Standing stone, Cloch Eidhneach, Co. Cork
Co. Cork |
Stone Monuments
A single upright stone rising to just over three metres from a west-facing pasture slope in mid Cork is not, on the surface, a remarkable thing.
Ireland has hundreds of standing stones, and most are shorter. What gives this one a quiet particularity is its shape and the evidence of how it was set: trapezoidal in plan, meaning it tapers from a broader base toward a narrower top, and held in place by packing-stones that are still visible at ground level. Those packing-stones are a detail easy to overlook, but they speak directly to the act of erection, the practical problem of keeping a slab of this size upright in sloping ground, solved by whoever raised it by wedging smaller stones around the base before the earth was filled back in.

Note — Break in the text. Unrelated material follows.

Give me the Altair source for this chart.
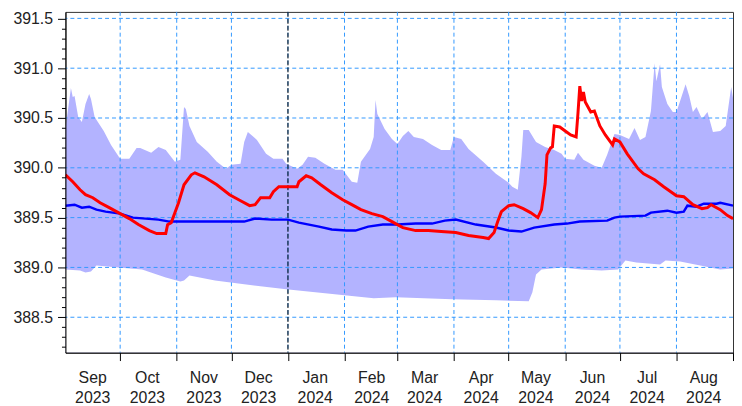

The stone's name, Cloch Eidhneach, is in Irish, and translates roughly as the ivy-covered stone, or stone of ivy, suggesting it has been a recognised feature in the landscape long enough to acquire a descriptive name in the local tradition. Its long axis runs east to west, an orientation shared by many prehistoric standing stones across Ireland and often discussed in the context of solar alignments, though whether that was deliberate here is unknown. The stone leans slightly to the south, which after what may be several thousand years of standing in sloping ground is perhaps less surprising than the fact that it remains upright at all. Its dimensions, roughly a metre wide and just over thirty centimetres thick at its broadest, make it a substantial but not monumental slab, more in the middle range of Cork's prehistoric standing stones than at the extreme end.